=== WHAT TO DO ===
Which lines fall between the line holding "Generate a web" and the line holding "const y = d3.scaleLinear().domain([0, 4]).range([height", inclusive? Retype them exactly, without the pictures, and add nothing else.

— START LISTED RECORDS —

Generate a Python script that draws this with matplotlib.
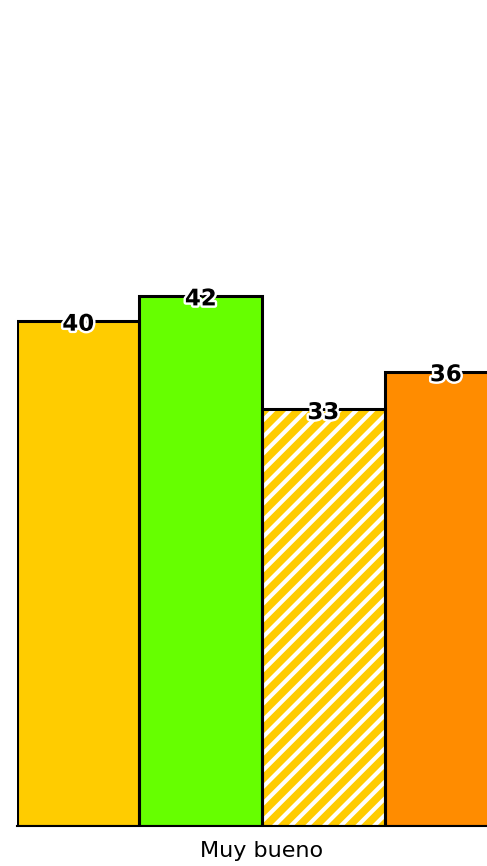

— END LISTED RECORDS —
— START LISTED RECORDS —

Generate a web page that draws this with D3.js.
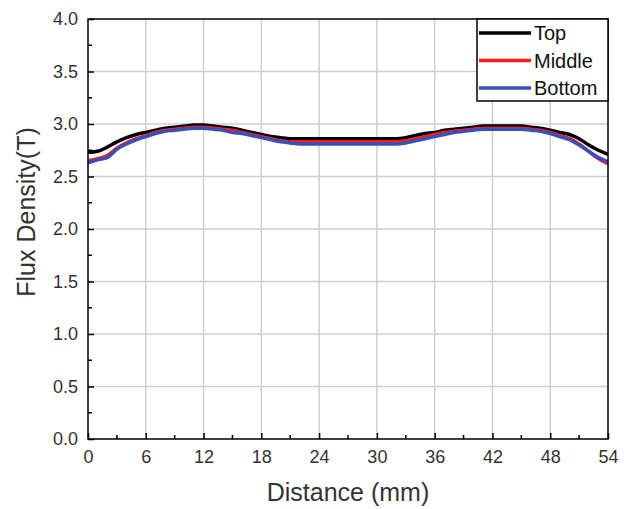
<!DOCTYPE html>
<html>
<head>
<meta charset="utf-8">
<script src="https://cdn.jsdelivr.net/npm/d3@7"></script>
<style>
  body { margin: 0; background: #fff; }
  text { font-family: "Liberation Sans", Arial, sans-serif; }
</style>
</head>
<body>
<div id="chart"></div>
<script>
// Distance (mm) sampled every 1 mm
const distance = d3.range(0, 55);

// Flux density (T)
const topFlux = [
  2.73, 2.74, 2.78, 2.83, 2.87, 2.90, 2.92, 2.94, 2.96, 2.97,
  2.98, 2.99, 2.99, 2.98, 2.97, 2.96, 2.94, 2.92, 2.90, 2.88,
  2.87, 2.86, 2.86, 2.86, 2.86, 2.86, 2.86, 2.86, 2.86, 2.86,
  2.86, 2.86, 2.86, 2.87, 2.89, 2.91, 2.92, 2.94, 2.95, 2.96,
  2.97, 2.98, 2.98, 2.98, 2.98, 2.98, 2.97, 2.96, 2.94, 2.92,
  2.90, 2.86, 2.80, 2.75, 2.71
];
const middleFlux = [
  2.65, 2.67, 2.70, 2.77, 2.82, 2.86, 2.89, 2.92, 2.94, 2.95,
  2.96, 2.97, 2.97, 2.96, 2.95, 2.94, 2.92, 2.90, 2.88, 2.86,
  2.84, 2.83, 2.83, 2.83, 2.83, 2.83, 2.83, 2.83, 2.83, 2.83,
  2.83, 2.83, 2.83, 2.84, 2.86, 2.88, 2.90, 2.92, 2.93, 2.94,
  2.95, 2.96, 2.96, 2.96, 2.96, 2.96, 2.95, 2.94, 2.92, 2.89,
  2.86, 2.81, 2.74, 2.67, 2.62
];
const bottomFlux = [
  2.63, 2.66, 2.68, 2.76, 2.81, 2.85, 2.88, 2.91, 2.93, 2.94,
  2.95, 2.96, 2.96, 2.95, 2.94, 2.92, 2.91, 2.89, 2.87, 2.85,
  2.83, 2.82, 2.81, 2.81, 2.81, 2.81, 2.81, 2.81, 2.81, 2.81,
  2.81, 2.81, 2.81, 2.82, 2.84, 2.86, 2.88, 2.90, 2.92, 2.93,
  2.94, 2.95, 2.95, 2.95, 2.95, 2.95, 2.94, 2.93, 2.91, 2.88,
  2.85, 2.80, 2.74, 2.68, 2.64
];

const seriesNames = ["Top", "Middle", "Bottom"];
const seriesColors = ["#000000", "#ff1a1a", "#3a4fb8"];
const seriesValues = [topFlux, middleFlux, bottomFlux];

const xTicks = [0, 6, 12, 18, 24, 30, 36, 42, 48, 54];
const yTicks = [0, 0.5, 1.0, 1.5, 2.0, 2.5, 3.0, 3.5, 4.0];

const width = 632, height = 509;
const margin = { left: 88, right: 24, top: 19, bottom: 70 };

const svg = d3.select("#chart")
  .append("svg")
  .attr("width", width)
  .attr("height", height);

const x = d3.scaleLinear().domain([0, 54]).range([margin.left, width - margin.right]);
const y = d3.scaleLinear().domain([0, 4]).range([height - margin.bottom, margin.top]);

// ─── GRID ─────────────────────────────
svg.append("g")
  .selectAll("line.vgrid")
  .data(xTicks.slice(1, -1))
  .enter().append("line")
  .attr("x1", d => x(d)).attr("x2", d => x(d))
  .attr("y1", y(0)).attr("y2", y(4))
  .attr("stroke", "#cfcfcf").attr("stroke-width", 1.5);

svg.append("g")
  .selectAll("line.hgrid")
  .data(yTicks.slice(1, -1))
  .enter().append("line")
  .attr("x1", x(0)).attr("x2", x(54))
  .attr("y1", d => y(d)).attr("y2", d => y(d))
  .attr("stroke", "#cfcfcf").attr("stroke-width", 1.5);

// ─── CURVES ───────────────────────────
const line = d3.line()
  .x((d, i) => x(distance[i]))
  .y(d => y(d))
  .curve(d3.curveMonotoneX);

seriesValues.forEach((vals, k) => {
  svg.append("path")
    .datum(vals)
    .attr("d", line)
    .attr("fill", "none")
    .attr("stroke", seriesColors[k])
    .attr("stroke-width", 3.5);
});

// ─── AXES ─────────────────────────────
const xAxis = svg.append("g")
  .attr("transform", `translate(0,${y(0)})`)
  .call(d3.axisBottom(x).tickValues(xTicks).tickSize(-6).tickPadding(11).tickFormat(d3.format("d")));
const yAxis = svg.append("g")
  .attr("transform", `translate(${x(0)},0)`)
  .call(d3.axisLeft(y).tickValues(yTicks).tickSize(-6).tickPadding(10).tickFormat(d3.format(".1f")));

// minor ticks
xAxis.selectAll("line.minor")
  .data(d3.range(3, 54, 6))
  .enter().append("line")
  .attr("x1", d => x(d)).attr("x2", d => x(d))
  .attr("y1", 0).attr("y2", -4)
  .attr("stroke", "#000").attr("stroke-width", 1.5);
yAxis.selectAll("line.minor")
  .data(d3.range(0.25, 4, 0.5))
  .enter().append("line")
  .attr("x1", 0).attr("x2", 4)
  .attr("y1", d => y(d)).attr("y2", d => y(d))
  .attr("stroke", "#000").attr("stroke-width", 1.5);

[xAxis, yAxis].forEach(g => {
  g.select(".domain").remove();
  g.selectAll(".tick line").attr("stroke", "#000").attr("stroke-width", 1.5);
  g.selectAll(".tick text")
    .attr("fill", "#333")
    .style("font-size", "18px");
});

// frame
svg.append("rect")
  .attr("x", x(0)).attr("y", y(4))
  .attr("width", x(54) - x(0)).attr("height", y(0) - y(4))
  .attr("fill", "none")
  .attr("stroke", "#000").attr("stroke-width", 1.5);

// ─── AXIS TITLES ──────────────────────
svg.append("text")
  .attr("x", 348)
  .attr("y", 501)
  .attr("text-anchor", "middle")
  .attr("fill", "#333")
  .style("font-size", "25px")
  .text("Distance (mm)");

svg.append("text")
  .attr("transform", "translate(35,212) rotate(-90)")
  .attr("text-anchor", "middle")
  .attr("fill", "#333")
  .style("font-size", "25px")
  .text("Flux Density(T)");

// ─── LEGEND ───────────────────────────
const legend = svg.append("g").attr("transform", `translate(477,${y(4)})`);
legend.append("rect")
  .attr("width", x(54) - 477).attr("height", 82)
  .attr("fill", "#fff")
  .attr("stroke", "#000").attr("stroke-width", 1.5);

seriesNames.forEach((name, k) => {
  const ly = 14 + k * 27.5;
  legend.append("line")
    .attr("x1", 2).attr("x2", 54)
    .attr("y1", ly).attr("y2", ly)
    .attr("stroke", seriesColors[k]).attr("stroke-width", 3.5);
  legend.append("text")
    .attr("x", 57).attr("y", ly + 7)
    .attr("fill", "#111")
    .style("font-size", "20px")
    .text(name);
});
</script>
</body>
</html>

— END LISTED RECORDS —
— START LISTED RECORDS —

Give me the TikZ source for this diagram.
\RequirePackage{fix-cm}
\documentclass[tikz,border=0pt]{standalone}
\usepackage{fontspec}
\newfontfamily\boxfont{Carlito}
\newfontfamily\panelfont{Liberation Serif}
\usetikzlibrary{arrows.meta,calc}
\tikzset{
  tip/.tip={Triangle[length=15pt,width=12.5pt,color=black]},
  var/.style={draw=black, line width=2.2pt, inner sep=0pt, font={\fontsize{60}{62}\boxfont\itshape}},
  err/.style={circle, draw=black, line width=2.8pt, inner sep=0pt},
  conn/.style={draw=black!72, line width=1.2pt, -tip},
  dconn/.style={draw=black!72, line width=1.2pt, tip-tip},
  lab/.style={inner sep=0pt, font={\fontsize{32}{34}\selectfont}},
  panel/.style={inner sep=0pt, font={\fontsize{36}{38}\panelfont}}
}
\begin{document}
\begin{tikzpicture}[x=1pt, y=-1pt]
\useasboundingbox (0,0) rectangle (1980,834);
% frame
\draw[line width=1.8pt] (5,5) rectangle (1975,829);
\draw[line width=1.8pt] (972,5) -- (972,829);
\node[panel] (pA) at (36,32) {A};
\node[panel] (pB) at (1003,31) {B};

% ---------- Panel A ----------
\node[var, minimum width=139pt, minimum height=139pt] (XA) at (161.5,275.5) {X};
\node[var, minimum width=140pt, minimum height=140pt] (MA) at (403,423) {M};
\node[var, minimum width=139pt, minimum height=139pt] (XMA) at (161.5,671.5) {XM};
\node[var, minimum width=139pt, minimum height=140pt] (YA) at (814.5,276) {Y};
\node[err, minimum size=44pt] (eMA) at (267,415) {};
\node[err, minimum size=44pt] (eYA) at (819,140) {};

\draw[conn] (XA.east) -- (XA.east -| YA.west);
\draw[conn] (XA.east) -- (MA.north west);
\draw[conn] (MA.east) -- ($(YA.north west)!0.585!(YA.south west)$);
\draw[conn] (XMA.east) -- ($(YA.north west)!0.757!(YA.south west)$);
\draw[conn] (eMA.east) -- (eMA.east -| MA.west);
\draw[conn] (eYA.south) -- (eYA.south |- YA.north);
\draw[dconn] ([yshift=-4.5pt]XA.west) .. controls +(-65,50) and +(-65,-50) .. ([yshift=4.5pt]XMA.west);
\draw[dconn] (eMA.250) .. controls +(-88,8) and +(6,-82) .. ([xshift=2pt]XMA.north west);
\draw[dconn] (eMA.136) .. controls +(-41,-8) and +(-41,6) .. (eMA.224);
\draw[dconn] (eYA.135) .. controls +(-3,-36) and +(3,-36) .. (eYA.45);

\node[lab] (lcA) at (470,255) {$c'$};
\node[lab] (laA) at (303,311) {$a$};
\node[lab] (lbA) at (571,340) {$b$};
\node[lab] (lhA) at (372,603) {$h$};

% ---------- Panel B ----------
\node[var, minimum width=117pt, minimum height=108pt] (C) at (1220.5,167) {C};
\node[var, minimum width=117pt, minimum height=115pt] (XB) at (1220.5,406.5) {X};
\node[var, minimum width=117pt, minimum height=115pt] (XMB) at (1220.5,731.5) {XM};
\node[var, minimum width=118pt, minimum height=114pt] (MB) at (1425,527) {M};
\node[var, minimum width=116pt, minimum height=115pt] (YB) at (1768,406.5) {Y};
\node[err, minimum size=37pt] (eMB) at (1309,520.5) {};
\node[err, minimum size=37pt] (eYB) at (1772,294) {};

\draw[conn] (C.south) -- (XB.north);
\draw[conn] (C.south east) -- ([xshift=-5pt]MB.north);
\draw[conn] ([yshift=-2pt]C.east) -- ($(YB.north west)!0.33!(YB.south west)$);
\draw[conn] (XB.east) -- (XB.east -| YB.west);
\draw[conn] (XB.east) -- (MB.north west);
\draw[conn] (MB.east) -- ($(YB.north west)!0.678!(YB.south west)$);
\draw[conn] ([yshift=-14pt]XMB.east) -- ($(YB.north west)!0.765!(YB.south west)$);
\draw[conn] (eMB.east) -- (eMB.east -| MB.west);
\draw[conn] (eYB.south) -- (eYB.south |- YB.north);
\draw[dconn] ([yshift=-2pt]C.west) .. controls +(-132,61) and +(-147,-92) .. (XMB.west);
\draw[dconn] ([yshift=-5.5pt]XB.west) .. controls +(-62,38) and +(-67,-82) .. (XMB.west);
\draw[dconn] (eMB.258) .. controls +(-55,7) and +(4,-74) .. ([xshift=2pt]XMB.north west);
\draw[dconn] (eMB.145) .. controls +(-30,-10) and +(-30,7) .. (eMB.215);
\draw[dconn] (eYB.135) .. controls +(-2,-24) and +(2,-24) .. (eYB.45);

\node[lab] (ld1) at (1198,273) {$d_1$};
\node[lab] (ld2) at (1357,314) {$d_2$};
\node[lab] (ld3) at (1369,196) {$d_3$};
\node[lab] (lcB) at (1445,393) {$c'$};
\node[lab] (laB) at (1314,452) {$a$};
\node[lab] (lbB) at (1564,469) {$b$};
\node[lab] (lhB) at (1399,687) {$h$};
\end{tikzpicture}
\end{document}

— END LISTED RECORDS —

=== TASK OUTPUT ===
Generate a web page that draws this with D3.js.
<!DOCTYPE html>
<html>
<head>
<meta charset="utf-8">
<script src="https://cdn.jsdelivr.net/npm/d3@7"></script>
<style>
  body { margin: 0; background: #fff; }
  text { font-family: "Liberation Sans", Arial, sans-serif; }
</style>
</head>
<body>
<div id="chart"></div>
<script>
// Distance (mm) sampled every 1 mm
const distance = d3.range(0, 55);

// Flux density (T)
const topFlux = [
  2.73, 2.74, 2.78, 2.83, 2.87, 2.90, 2.92, 2.94, 2.96, 2.97,
  2.98, 2.99, 2.99, 2.98, 2.97, 2.96, 2.94, 2.92, 2.90, 2.88,
  2.87, 2.86, 2.86, 2.86, 2.86, 2.86, 2.86, 2.86, 2.86, 2.86,
  2.86, 2.86, 2.86, 2.87, 2.89, 2.91, 2.92, 2.94, 2.95, 2.96,
  2.97, 2.98, 2.98, 2.98, 2.98, 2.98, 2.97, 2.96, 2.94, 2.92,
  2.90, 2.86, 2.80, 2.75, 2.71
];
const middleFlux = [
  2.65, 2.67, 2.70, 2.77, 2.82, 2.86, 2.89, 2.92, 2.94, 2.95,
  2.96, 2.97, 2.97, 2.96, 2.95, 2.94, 2.92, 2.90, 2.88, 2.86,
  2.84, 2.83, 2.83, 2.83, 2.83, 2.83, 2.83, 2.83, 2.83, 2.83,
  2.83, 2.83, 2.83, 2.84, 2.86, 2.88, 2.90, 2.92, 2.93, 2.94,
  2.95, 2.96, 2.96, 2.96, 2.96, 2.96, 2.95, 2.94, 2.92, 2.89,
  2.86, 2.81, 2.74, 2.67, 2.62
];
const bottomFlux = [
  2.63, 2.66, 2.68, 2.76, 2.81, 2.85, 2.88, 2.91, 2.93, 2.94,
  2.95, 2.96, 2.96, 2.95, 2.94, 2.92, 2.91, 2.89, 2.87, 2.85,
  2.83, 2.82, 2.81, 2.81, 2.81, 2.81, 2.81, 2.81, 2.81, 2.81,
  2.81, 2.81, 2.81, 2.82, 2.84, 2.86, 2.88, 2.90, 2.92, 2.93,
  2.94, 2.95, 2.95, 2.95, 2.95, 2.95, 2.94, 2.93, 2.91, 2.88,
  2.85, 2.80, 2.74, 2.68, 2.64
];

const seriesNames = ["Top", "Middle", "Bottom"];
const seriesColors = ["#000000", "#ff1a1a", "#3a4fb8"];
const seriesValues = [topFlux, middleFlux, bottomFlux];

const xTicks = [0, 6, 12, 18, 24, 30, 36, 42, 48, 54];
const yTicks = [0, 0.5, 1.0, 1.5, 2.0, 2.5, 3.0, 3.5, 4.0];

const width = 632, height = 509;
const margin = { left: 88, right: 24, top: 19, bottom: 70 };

const svg = d3.select("#chart")
  .append("svg")
  .attr("width", width)
  .attr("height", height);

const x = d3.scaleLinear().domain([0, 54]).range([margin.left, width - margin.right]);
const y = d3.scaleLinear().domain([0, 4]).range([height - margin.bottom, margin.top]);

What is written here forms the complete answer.